= PROBLEM =
Write out the entire listing below exactly, with the pictures left out.

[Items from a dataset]
****************
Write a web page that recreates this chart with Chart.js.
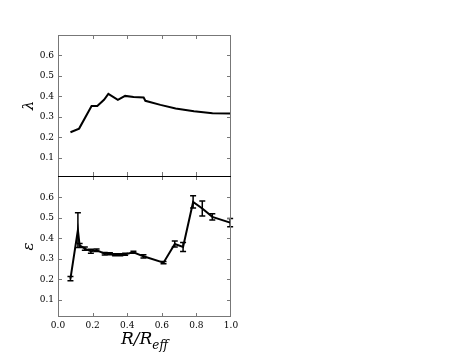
<!DOCTYPE html>
<html>
<head>
<meta charset="utf-8">
<script src="https://cdn.jsdelivr.net/npm/chart.js@4"></script>
<style>
  body { margin: 0; background: #fff; }
  canvas { position: absolute; left: 0; top: 0; }
</style>
</head>
<body>
<canvas id="lambdaChart" width="463" height="354"></canvas>
<canvas id="epsChart" width="463" height="354"></canvas>
<script>
const rLambda = [0.072, 0.122, 0.194, 0.227, 0.266, 0.291, 0.346, 0.388, 0.437, 0.495, 0.505, 0.592, 0.680, 0.786, 0.893, 1.0];
const lambdaVals = [0.224, 0.242, 0.353, 0.353, 0.383, 0.412, 0.383, 0.402, 0.397, 0.394, 0.378, 0.358, 0.340, 0.327, 0.317, 0.316];

const rEps = [0.072, 0.115, 0.125, 0.155, 0.19, 0.223, 0.27, 0.30, 0.33, 0.36, 0.388, 0.436, 0.494, 0.61, 0.675, 0.723, 0.781, 0.834, 0.892, 0.995];
const epsVals = [0.203, 0.44, 0.365, 0.35, 0.337, 0.342, 0.325, 0.325, 0.32, 0.32, 0.322, 0.332, 0.312, 0.281, 0.372, 0.358, 0.578, 0.546, 0.505, 0.477];
const epsErr = [0.01, 0.085, 0.01, 0.008, 0.01, 0.006, 0.006, 0.005, 0.005, 0.005, 0.005, 0.005, 0.008, 0.005, 0.015, 0.022, 0.03, 0.037, 0.015, 0.02];

const xTicks = [0, 0.2, 0.4, 0.6, 0.8, 1.0];
const yTicks = [0.1, 0.2, 0.3, 0.4, 0.5, 0.6];

const serif = "'DejaVu Serif', serif";

function toPoints(xs, ys) {
  return xs.map((x, i) => ({ x: x, y: ys[i] }));
}

// frame with inward ticks, like the matplotlib figure
const framePlugin = {
  id: "frame",
  afterDraw(chart, args, opts) {
    const { ctx, chartArea: a, scales } = chart;
    ctx.save();
    ctx.lineWidth = 1;
    ctx.strokeStyle = "#777";
    ctx.beginPath();
    // inner ticks
    xTicks.slice(1, -1).forEach((v) => {
      const px = Math.round(scales.x.getPixelForValue(v)) + 0.5;
      ctx.moveTo(px, a.top); ctx.lineTo(px, a.top + 4);
      ctx.moveTo(px, a.bottom); ctx.lineTo(px, a.bottom - 4);
    });
    yTicks.forEach((v) => {
      const py = Math.round(scales.y.getPixelForValue(v)) + 0.5;
      ctx.moveTo(a.left, py); ctx.lineTo(a.left + 4, py);
      ctx.moveTo(a.right, py); ctx.lineTo(a.right - 4, py);
    });
    ctx.stroke();
    // sides
    ctx.beginPath();
    ctx.moveTo(a.left + 0.5, a.top);
    ctx.lineTo(a.left + 0.5, a.bottom);
    ctx.moveTo(a.right - 0.5, a.top);
    ctx.lineTo(a.right - 0.5, a.bottom);
    if (opts.bottomEdge) {
      ctx.moveTo(a.left, a.bottom - 0.5);
      ctx.lineTo(a.right, a.bottom - 0.5);
    }
    ctx.stroke();
    if (opts.topEdge) {
      ctx.strokeStyle = opts.topColor || "#777";
      ctx.beginPath();
      ctx.moveTo(a.left, a.top + 0.5);
      ctx.lineTo(a.right, a.top + 0.5);
      ctx.stroke();
    }
    ctx.restore();
  },
};

// vertical error bars on the epsilon profile
const errorBarPlugin = {
  id: "errorBars",
  afterDatasetsDraw(chart) {
    if (chart.canvas.id !== "epsChart") return;
    const { ctx, scales } = chart;
    ctx.save();
    ctx.strokeStyle = "#000";
    ctx.lineWidth = 1.5;
    ctx.beginPath();
    rEps.forEach((r, i) => {
      const px = scales.x.getPixelForValue(r);
      const top = scales.y.getPixelForValue(epsVals[i] + epsErr[i]);
      const bot = scales.y.getPixelForValue(epsVals[i] - epsErr[i]);
      ctx.moveTo(px, top); ctx.lineTo(px, bot);
      ctx.moveTo(px - 3, top); ctx.lineTo(px + 3, top);
      ctx.moveTo(px - 3, bot); ctx.lineTo(px + 3, bot);
    });
    ctx.stroke();
    ctx.restore();
  },
};

// x label R/R_eff with subscript
const xLabelPlugin = {
  id: "xLabel",
  afterDraw(chart) {
    if (chart.canvas.id !== "epsChart") return;
    const { ctx, chartArea: a } = chart;
    const cx = (a.left + a.right) / 2;
    ctx.save();
    ctx.fillStyle = "#000";
    ctx.textBaseline = "alphabetic";
    const main = "R/R";
    ctx.font = "italic 12px " + serif;
    const subW = ctx.measureText("eff").width;
    ctx.font = "italic 17px " + serif;
    const mainW = ctx.measureText(main).width;
    const x0 = cx - (mainW + subW) / 2;
    ctx.fillText(main, x0, 344);
    ctx.font = "italic 12px " + serif;
    ctx.fillText("eff", x0 + mainW, 349);
    ctx.restore();
  },
};

function yScale(title, min, max) {
  return {
    type: "linear",
    min: min,
    max: max,
    afterBuildTicks: (scale) => {
      scale.ticks = yTicks.map((v) => ({ value: v }));
    },
    afterFit: (scale) => { scale.width = 58; },
    grid: { display: false, drawTicks: false },
    border: { display: false },
    ticks: {
      color: "#000",
      padding: 4,
      font: { family: serif, size: 9 },
      callback: (v) => v.toFixed(1),
    },
    title: {
      display: true,
      text: title,
      color: "#000",
      font: { family: serif, size: 15, style: "italic" },
      padding: { top: 20, bottom: 0 },
    },
  };
}

Chart.register(framePlugin, errorBarPlugin, xLabelPlugin);

// top panel: lambda
new Chart(document.getElementById("lambdaChart").getContext("2d"), {
  type: "line",
  data: {
    datasets: [
      {
        data: toPoints(rLambda, lambdaVals),
        borderColor: "#000",
        borderWidth: 2,
        pointRadius: 0,
        tension: 0,
      },
    ],
  },
  options: {
    responsive: false,
    animation: false,
    layout: { padding: { top: 35, right: 232, bottom: 178, left: 0 } },
    plugins: {
      legend: { display: false },
      tooltip: { enabled: false },
      frame: { topEdge: true, bottomEdge: false },
    },
    scales: {
      x: { type: "linear", min: 0, max: 1, display: false },
      y: yScale("λ", 0.01, 0.70),
    },
  },
});

// bottom panel: epsilon with error bars
new Chart(document.getElementById("epsChart").getContext("2d"), {
  type: "line",
  data: {
    datasets: [
      {
        data: toPoints(rEps, epsVals),
        borderColor: "#000",
        borderWidth: 2,
        pointRadius: 0,
        tension: 0,
      },
    ],
  },
  options: {
    responsive: false,
    animation: false,
    layout: { padding: { top: 176, right: 232, bottom: 0, left: 0 } },
    plugins: {
      legend: { display: false },
      tooltip: { enabled: false },
      frame: { topEdge: true, topColor: "#000", bottomEdge: true },
    },
    scales: {
      x: {
        type: "linear",
        min: 0,
        max: 1,
        afterBuildTicks: (scale) => {
          scale.ticks = xTicks.map((v) => ({ value: v }));
        },
        afterFit: (scale) => { scale.height = 37; },
        grid: { display: false, drawTicks: false },
        border: { display: false },
        ticks: {
          color: "#000",
          padding: 3,
          maxRotation: 0,
          font: { family: serif, size: 9 },
          callback: (v) => v.toFixed(1),
        },
      },
      y: yScale("ε", 0.015, 0.705),
    },
  },
});
</script>
</body>
</html>
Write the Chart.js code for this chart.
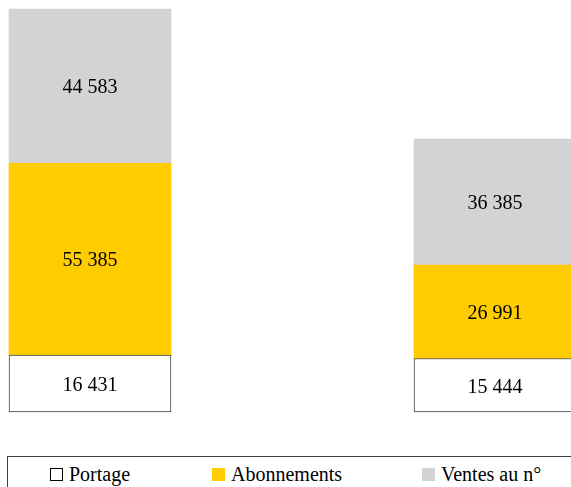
****************
= SOLUTION =
Write a web page that recreates this chart with Chart.js.
<!DOCTYPE html>
<html>
<head>
<meta charset="utf-8">
<script src="https://cdn.jsdelivr.net/npm/chart.js@4"></script>
<style>
  body { margin: 0; background: #fff; }
  canvas { position: absolute; left: 0; top: 0; }
</style>
</head>
<body>
<canvas id="lambdaChart" width="463" height="354"></canvas>
<canvas id="epsChart" width="463" height="354"></canvas>
<script>
const rLambda = [0.072, 0.122, 0.194, 0.227, 0.266, 0.291, 0.346, 0.388, 0.437, 0.495, 0.505, 0.592, 0.680, 0.786, 0.893, 1.0];
const lambdaVals = [0.224, 0.242, 0.353, 0.353, 0.383, 0.412, 0.383, 0.402, 0.397, 0.394, 0.378, 0.358, 0.340, 0.327, 0.317, 0.316];

const rEps = [0.072, 0.115, 0.125, 0.155, 0.19, 0.223, 0.27, 0.30, 0.33, 0.36, 0.388, 0.436, 0.494, 0.61, 0.675, 0.723, 0.781, 0.834, 0.892, 0.995];
const epsVals = [0.203, 0.44, 0.365, 0.35, 0.337, 0.342, 0.325, 0.325, 0.32, 0.32, 0.322, 0.332, 0.312, 0.281, 0.372, 0.358, 0.578, 0.546, 0.505, 0.477];
const epsErr = [0.01, 0.085, 0.01, 0.008, 0.01, 0.006, 0.006, 0.005, 0.005, 0.005, 0.005, 0.005, 0.008, 0.005, 0.015, 0.022, 0.03, 0.037, 0.015, 0.02];

const xTicks = [0, 0.2, 0.4, 0.6, 0.8, 1.0];
const yTicks = [0.1, 0.2, 0.3, 0.4, 0.5, 0.6];

const serif = "'DejaVu Serif', serif";

function toPoints(xs, ys) {
  return xs.map((x, i) => ({ x: x, y: ys[i] }));
}

// frame with inward ticks, like the matplotlib figure
const framePlugin = {
  id: "frame",
  afterDraw(chart, args, opts) {
    const { ctx, chartArea: a, scales } = chart;
    ctx.save();
    ctx.lineWidth = 1;
    ctx.strokeStyle = "#777";
    ctx.beginPath();
    // inner ticks
    xTicks.slice(1, -1).forEach((v) => {
      const px = Math.round(scales.x.getPixelForValue(v)) + 0.5;
      ctx.moveTo(px, a.top); ctx.lineTo(px, a.top + 4);
      ctx.moveTo(px, a.bottom); ctx.lineTo(px, a.bottom - 4);
    });
    yTicks.forEach((v) => {
      const py = Math.round(scales.y.getPixelForValue(v)) + 0.5;
      ctx.moveTo(a.left, py); ctx.lineTo(a.left + 4, py);
      ctx.moveTo(a.right, py); ctx.lineTo(a.right - 4, py);
    });
    ctx.stroke();
    // sides
    ctx.beginPath();
    ctx.moveTo(a.left + 0.5, a.top);
    ctx.lineTo(a.left + 0.5, a.bottom);
    ctx.moveTo(a.right - 0.5, a.top);
    ctx.lineTo(a.right - 0.5, a.bottom);
    if (opts.bottomEdge) {
      ctx.moveTo(a.left, a.bottom - 0.5);
      ctx.lineTo(a.right, a.bottom - 0.5);
    }
    ctx.stroke();
    if (opts.topEdge) {
      ctx.strokeStyle = opts.topColor || "#777";
      ctx.beginPath();
      ctx.moveTo(a.left, a.top + 0.5);
      ctx.lineTo(a.right, a.top + 0.5);
      ctx.stroke();
    }
    ctx.restore();
  },
};

// vertical error bars on the epsilon profile
const errorBarPlugin = {
  id: "errorBars",
  afterDatasetsDraw(chart) {
    if (chart.canvas.id !== "epsChart") return;
    const { ctx, scales } = chart;
    ctx.save();
    ctx.strokeStyle = "#000";
    ctx.lineWidth = 1.5;
    ctx.beginPath();
    rEps.forEach((r, i) => {
      const px = scales.x.getPixelForValue(r);
      const top = scales.y.getPixelForValue(epsVals[i] + epsErr[i]);
      const bot = scales.y.getPixelForValue(epsVals[i] - epsErr[i]);
      ctx.moveTo(px, top); ctx.lineTo(px, bot);
      ctx.moveTo(px - 3, top); ctx.lineTo(px + 3, top);
      ctx.moveTo(px - 3, bot); ctx.lineTo(px + 3, bot);
    });
    ctx.stroke();
    ctx.restore();
  },
};

// x label R/R_eff with subscript
const xLabelPlugin = {
  id: "xLabel",
  afterDraw(chart) {
    if (chart.canvas.id !== "epsChart") return;
    const { ctx, chartArea: a } = chart;
    const cx = (a.left + a.right) / 2;
    ctx.save();
    ctx.fillStyle = "#000";
    ctx.textBaseline = "alphabetic";
    const main = "R/R";
    ctx.font = "italic 12px " + serif;
    const subW = ctx.measureText("eff").width;
    ctx.font = "italic 17px " + serif;
    const mainW = ctx.measureText(main).width;
    const x0 = cx - (mainW + subW) / 2;
    ctx.fillText(main, x0, 344);
    ctx.font = "italic 12px " + serif;
    ctx.fillText("eff", x0 + mainW, 349);
    ctx.restore();
  },
};

function yScale(title, min, max) {
  return {
    type: "linear",
    min: min,
    max: max,
    afterBuildTicks: (scale) => {
      scale.ticks = yTicks.map((v) => ({ value: v }));
    },
    afterFit: (scale) => { scale.width = 58; },
    grid: { display: false, drawTicks: false },
    border: { display: false },
    ticks: {
      color: "#000",
      padding: 4,
      font: { family: serif, size: 9 },
      callback: (v) => v.toFixed(1),
    },
    title: {
      display: true,
      text: title,
      color: "#000",
      font: { family: serif, size: 15, style: "italic" },
      padding: { top: 20, bottom: 0 },
    },
  };
}

Chart.register(framePlugin, errorBarPlugin, xLabelPlugin);

// top panel: lambda
new Chart(document.getElementById("lambdaChart").getContext("2d"), {
  type: "line",
  data: {
    datasets: [
      {
        data: toPoints(rLambda, lambdaVals),
        borderColor: "#000",
        borderWidth: 2,
        pointRadius: 0,
        tension: 0,
      },
    ],
  },
  options: {
    responsive: false,
    animation: false,
    layout: { padding: { top: 35, right: 232, bottom: 178, left: 0 } },
    plugins: {
      legend: { display: false },
      tooltip: { enabled: false },
      frame: { topEdge: true, bottomEdge: false },
    },
    scales: {
      x: { type: "linear", min: 0, max: 1, display: false },
      y: yScale("λ", 0.01, 0.70),
    },
  },
});

// bottom panel: epsilon with error bars
new Chart(document.getElementById("epsChart").getContext("2d"), {
  type: "line",
  data: {
    datasets: [
      {
        data: toPoints(rEps, epsVals),
        borderColor: "#000",
        borderWidth: 2,
        pointRadius: 0,
        tension: 0,
      },
    ],
  },
  options: {
    responsive: false,
    animation: false,
    layout: { padding: { top: 176, right: 232, bottom: 0, left: 0 } },
    plugins: {
      legend: { display: false },
      tooltip: { enabled: false },
      frame: { topEdge: true, topColor: "#000", bottomEdge: true },
    },
    scales: {
      x: {
        type: "linear",
        min: 0,
        max: 1,
        afterBuildTicks: (scale) => {
          scale.ticks = xTicks.map((v) => ({ value: v }));
        },
        afterFit: (scale) => { scale.height = 37; },
        grid: { display: false, drawTicks: false },
        border: { display: false },
        ticks: {
          color: "#000",
          padding: 3,
          maxRotation: 0,
          font: { family: serif, size: 9 },
          callback: (v) => v.toFixed(1),
        },
      },
      y: yScale("ε", 0.015, 0.705),
    },
  },
});
</script>
</body>
</html>
Write the Chart.js code for this chart.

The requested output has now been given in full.